Etwas abseits, aber die Schüler allesamt im Blick, steht Wolfgang Paes. Er ist der Erfinder des kleinen weißen Kastens, der in den Kindern den sportlichen Ehrgeiz weckt. Der Sportstation. „Genau das wollen wir erreichen. Es geht nicht um Schnelligkeit, nicht darum, wer zuerst durchs Ziel läuft. In diesem Falle geht es um Genauigkeit“, sagt er. Aufgebaut sei die Sportstation wie ein PC-Spiel, verschiedene Modi könnten dort eingestellt werden. In diesem Falle sollen die Schüler es eben schaffen, eine bestimmte Strecke in exakt neun Sekunden zu laufen. Gemessen wird das Tempo mit einem Chip am Armband, wie Mia es trägt.

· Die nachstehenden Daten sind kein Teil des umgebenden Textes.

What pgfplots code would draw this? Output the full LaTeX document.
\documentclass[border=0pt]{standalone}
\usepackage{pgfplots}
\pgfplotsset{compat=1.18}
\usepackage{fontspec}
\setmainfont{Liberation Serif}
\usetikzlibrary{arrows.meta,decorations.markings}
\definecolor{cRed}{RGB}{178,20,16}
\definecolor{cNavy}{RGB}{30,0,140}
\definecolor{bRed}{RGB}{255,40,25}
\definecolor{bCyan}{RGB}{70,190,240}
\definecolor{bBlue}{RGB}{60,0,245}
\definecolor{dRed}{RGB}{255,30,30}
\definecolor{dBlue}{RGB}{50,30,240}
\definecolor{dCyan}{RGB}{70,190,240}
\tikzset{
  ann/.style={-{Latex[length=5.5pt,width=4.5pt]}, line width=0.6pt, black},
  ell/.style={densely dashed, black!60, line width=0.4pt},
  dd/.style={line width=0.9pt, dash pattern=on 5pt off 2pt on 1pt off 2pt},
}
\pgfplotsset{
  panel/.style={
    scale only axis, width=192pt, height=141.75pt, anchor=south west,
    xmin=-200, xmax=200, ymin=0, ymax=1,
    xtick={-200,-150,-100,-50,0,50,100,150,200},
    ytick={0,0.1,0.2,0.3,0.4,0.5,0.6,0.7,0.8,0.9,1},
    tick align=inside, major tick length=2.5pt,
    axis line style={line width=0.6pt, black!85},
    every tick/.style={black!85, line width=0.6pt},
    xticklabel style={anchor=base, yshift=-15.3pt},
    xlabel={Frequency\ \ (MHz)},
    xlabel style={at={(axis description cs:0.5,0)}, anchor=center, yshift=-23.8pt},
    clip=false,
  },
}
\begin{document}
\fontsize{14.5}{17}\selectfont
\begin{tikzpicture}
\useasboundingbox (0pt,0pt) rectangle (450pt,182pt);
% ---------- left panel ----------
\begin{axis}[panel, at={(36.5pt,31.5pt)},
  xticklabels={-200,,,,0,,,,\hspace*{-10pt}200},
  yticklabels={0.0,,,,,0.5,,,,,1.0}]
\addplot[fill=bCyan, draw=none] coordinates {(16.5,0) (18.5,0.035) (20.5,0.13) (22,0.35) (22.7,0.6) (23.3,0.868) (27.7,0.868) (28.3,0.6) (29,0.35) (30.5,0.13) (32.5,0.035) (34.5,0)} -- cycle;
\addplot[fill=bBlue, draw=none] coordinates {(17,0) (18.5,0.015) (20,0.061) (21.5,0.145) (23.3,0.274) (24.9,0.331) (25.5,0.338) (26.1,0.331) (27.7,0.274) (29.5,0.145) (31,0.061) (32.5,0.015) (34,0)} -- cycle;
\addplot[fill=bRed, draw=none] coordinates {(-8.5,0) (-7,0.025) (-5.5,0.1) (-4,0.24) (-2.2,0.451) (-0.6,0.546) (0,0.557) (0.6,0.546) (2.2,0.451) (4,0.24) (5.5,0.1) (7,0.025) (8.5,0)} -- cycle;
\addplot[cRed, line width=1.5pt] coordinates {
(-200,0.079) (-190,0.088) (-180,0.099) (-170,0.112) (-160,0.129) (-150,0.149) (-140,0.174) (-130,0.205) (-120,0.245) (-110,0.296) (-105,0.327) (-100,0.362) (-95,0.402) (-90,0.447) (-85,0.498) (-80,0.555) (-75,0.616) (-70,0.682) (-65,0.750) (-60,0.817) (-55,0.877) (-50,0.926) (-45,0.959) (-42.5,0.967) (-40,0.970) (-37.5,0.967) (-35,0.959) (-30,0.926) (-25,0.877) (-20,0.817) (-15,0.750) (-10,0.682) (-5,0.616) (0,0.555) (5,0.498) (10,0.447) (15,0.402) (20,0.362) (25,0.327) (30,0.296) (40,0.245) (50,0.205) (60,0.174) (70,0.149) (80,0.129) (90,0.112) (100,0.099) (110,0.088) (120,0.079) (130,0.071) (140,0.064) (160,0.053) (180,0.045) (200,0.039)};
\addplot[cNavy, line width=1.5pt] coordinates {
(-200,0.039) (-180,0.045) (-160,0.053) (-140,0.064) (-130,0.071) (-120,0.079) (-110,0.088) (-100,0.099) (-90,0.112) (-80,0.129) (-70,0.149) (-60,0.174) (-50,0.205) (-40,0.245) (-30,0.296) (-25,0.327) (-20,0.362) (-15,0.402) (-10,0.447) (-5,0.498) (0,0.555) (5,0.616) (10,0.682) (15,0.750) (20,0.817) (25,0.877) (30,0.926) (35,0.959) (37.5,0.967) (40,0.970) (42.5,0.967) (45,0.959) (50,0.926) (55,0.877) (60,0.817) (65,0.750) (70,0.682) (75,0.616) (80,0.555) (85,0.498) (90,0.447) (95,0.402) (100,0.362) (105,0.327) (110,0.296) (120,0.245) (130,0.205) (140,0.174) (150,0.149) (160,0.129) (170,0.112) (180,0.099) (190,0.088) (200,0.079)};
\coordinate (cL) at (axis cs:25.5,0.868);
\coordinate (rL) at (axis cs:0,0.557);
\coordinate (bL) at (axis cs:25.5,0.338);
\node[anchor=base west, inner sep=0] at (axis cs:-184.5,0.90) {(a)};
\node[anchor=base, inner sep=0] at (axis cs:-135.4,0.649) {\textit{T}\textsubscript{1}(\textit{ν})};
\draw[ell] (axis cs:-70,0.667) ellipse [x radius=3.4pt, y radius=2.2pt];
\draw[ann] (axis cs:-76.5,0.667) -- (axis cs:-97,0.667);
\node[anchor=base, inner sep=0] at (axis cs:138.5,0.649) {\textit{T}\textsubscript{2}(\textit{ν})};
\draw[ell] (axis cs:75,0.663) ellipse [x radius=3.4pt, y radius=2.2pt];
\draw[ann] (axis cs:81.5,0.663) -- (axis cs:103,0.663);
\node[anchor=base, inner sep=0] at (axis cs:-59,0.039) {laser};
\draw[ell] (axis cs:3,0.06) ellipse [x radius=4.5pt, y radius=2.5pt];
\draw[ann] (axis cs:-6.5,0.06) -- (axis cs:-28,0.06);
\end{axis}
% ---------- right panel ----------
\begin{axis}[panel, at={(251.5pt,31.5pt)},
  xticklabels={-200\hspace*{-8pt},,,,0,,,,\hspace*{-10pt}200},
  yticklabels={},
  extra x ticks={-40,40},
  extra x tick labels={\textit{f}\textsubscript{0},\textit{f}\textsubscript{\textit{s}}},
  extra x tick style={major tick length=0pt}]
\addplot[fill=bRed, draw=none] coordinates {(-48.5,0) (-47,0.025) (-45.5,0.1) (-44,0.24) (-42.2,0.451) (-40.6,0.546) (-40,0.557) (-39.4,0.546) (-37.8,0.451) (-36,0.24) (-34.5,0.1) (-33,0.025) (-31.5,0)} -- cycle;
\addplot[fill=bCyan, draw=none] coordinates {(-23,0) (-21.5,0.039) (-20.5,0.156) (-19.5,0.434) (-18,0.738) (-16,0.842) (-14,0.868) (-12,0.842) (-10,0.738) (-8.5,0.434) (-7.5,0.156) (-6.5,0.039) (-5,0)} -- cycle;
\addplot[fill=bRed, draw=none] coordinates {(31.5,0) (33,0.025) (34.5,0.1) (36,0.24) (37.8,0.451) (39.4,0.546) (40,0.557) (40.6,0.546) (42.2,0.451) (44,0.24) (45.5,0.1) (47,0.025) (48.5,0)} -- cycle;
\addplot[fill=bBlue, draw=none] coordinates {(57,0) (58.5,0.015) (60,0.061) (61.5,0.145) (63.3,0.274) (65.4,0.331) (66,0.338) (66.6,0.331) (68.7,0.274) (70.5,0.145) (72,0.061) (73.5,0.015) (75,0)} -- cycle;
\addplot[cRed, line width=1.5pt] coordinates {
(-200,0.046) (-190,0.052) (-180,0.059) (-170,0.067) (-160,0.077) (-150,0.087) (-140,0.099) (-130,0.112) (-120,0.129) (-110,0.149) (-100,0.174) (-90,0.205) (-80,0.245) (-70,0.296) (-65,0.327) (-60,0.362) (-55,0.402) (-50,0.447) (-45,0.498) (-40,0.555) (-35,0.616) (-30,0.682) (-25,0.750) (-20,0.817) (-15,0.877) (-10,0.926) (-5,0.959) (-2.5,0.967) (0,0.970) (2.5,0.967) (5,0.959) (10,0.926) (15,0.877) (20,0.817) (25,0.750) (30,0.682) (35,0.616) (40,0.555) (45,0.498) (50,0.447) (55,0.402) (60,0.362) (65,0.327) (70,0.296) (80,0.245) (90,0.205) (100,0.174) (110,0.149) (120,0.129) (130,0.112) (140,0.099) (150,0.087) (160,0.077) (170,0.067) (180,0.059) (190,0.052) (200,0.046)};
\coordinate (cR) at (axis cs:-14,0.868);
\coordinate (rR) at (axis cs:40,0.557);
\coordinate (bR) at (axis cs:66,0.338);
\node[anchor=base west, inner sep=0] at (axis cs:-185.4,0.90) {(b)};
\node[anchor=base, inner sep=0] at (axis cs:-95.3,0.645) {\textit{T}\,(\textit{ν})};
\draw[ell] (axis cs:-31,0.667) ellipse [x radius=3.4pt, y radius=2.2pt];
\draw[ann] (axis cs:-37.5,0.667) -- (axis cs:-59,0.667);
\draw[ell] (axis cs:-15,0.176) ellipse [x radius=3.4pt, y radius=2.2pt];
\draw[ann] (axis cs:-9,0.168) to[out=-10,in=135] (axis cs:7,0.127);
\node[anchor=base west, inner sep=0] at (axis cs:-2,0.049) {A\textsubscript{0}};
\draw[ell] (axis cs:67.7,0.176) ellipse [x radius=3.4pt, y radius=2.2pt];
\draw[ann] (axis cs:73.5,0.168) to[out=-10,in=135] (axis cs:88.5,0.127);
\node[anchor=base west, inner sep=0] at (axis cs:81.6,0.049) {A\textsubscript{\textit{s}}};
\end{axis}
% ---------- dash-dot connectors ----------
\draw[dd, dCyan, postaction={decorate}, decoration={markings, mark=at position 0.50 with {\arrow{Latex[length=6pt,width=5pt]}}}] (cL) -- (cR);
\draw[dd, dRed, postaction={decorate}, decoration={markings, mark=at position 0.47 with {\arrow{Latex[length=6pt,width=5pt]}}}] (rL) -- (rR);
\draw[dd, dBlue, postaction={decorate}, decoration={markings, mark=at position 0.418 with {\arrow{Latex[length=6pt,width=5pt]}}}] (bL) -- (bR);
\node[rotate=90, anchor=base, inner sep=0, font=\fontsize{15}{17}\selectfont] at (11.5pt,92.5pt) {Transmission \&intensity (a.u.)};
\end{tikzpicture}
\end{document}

„Das ist ganz schön schwierig“, sagt derweil eine jüngere Schülerin, die mit ihrer Gruppe soeben die Lichtschranke durchlaufen hat. Und auch die älteren Jungen an der zweiten Station tun sich schwer. Sie waren viel zu schnell.

Seit einem halben Jahr wird die Sportstation bereits in der Sport-AG, die von „Football in your life“ angeboten wird, genutzt. „Die Kinder haben unglaublichen Spaß daran. Zudem werden so auch die Kinder gefordert und für Sport begeistert, die vielleicht nicht so die Sportskanonen sind“, sagt Geschäftsführer Birger Naß. Weshalb er der Schule auch vorschlug, zwei dieser Stationen anzuschaffen. Denn nutzbar, sagt er, wären sie nicht nur im Sportunterricht. Auch die Pausen könnte man damit abwechslungsreich gestalten.

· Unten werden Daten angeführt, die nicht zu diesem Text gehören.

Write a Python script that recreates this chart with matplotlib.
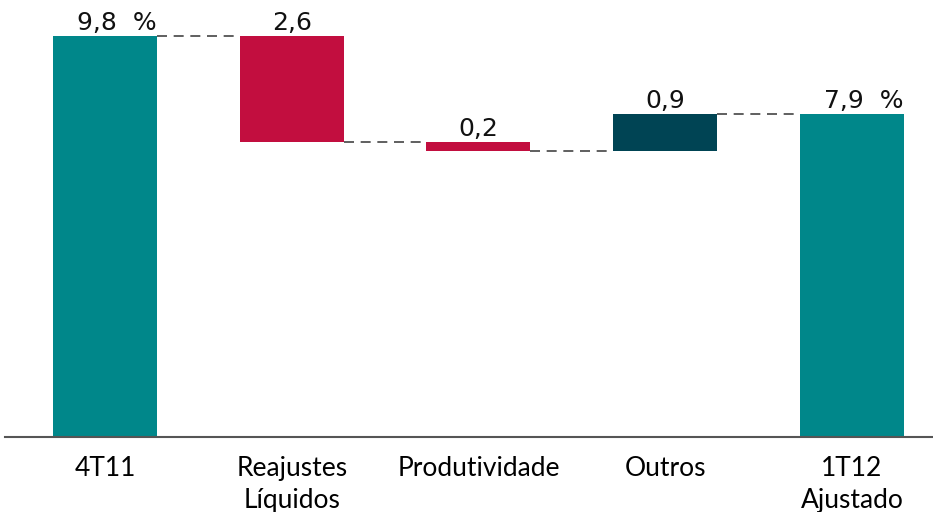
import matplotlib
matplotlib.use('Agg')
import matplotlib.pyplot as plt
import numpy as np

# dados do grafico (cascata)
categorias = ['4T11', 'Reajustes\nLíquidos', 'Produtividade', 'Outros', '1T12\nAjustado']
valores = [9.8, -2.6, -0.2, 0.9, 7.9]
rotulos = ['9,8  %', '2,6', '0,2', '0,9', '7,9  %']
totais = [True, False, False, False, True]

cor_total = '#00878A'
cor_neg = '#C20E3F'
cor_pos = '#004454'

fig = plt.figure(figsize=(9.33, 5.12), dpi=100)
ax = fig.add_axes([0.0, 1 - 437 / 512, 1.0, 437 / 512])

x = np.arange(len(categorias))
largura = 0.557

base = []
alturas = []
cores = []
nivel = 0.0
for v, t in zip(valores, totais):
    if t:
        base.append(0.0)
        alturas.append(v)
        cores.append(cor_total)
        nivel = v
    else:
        novo = nivel + v
        base.append(min(nivel, novo))
        alturas.append(abs(v))
        cores.append(cor_neg if v < 0 else cor_pos)
        nivel = novo

ax.bar(x, alturas, bottom=base, width=largura, color=cores, zorder=2)

# linhas tracejadas ligando as barras
nivel = 0.0
for i, (v, t) in enumerate(zip(valores, totais)):
    nivel = v if t else nivel + v
    if i < len(valores) - 1:
        ax.plot([x[i] + largura / 2, x[i + 1] - largura / 2], [nivel, nivel],
                color='#444444', lw=1.2, dashes=(6, 4), zorder=1)

# rotulos de valor
for i in range(len(valores)):
    topo = base[i] + alturas[i]
    if totais[i]:
        ax.text(x[i] + largura / 2, topo + 0.03, rotulos[i], ha='right', va='bottom',
                fontsize=18, family='DejaVu Sans', color='#111111')
    else:
        ax.text(x[i], topo + 0.03, rotulos[i], ha='center', va='bottom',
                fontsize=18, family='DejaVu Sans', color='#111111')

ax.set_xlim(-0.562, 4.434)
ax.set_ylim(0, 437 / 401 * 9.8)
ax.set_xticks(x)
ax.set_xticklabels(categorias, fontsize=19, family='Lato', linespacing=1.35)
ax.tick_params(axis='x', length=0, pad=14)
ax.set_yticks([])
for s in ['top', 'right', 'left']:
    ax.spines[s].set_visible(False)
ax.spines['bottom'].set_color('#555555')
ax.spines['bottom'].set_linewidth(1.5)
ax.spines['bottom'].set_bounds(-0.535, 4.5)

fig.savefig('out.png', dpi=100)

Betrieben wird die Sportstation mit einem Akku, störende Kabel gibt es nicht. Und ist der einmal leer, dann kann das Gerät an einer Powerbank geladen und gleichzeitig weiter genutzt werden. „Das macht das Gerät unglaublich flexibel“, erklärt Paes. Für die Schüler können Profile angelegt werden, sie sammeln nach und nach Sterne. Eine zusätzliche Motivation für die Kinder, weiß er.

Unterstützung von Sponsoren

Doch eine Sportstation kostet 2500 Euro. Geld, das eine Schule nicht immer zur Verfügung hat. Weshalb sich vor vier Monaten der Förderverein einschaltete. Muriel Schulte und Bettina Holland waren ebenso begeistert von dem Angebot. Erst recht, als sie sich im Internet kundig machten. „Sogar im Profifußball wird die Station eingesetzt. Das ist wirklich toll“, sagt Schulte. Und so gingen sie auf Sponsorensuche. 2000 Euro bekamen sie von „Lotto hilft Hessen“, 500 Euro steuerte der Förderverein der Ziehenschule bei. Und die zweite Station? Deren Kosten übernahm die Initiative „Kinder Joy of Moving“ - ein globales, edukatives Bewegungsprogramm von Ferrero, das sich zum Ziel gesetzt hat, Kinder und Jugendliche nachhaltig für Sport und Bewegung zu begeistern. „Die Sportstation hat uns überzeugt, weil sie auch die Schwächeren mitnimmt“, sagt Volkmar Schwenk, Mitglied der Geschäftsleitung.

Und auch Chris Helding, Sportlehrer an der Ziehenschule, ist begeistert über die zusätzlichen Möglichkeiten im Sportunterricht. „Die Digitalisierung zieht zunehmend in die Schulen ein und nun eben auch im Sportunterricht. Man sieht ja an den Schülern, dass dies tatsächlich eine schöne Abwechslung ist“, sagt er und zeigt auf die Jungen, die nach wie vor die neun Sekunden noch nicht geschafft haben. Auch bei der dritten Runde nicht.

Und auch Mia, Emilina und Linda haben die magische Grenze noch nicht geknackt. Sie stecken ihre Köpfe zusammen und beraten, was sie besser machen können. Nun soll Linda vorweg laufen, im Kopf die Sekunden zählen und das Tempo vorgeben. Doch es klappt schon wieder nicht. „Aufgeben kommt aber nicht in Frage“, sagen die Mädchen. Sie wollen weitermachen - bis sie die Sportstation „besiegt“ haben.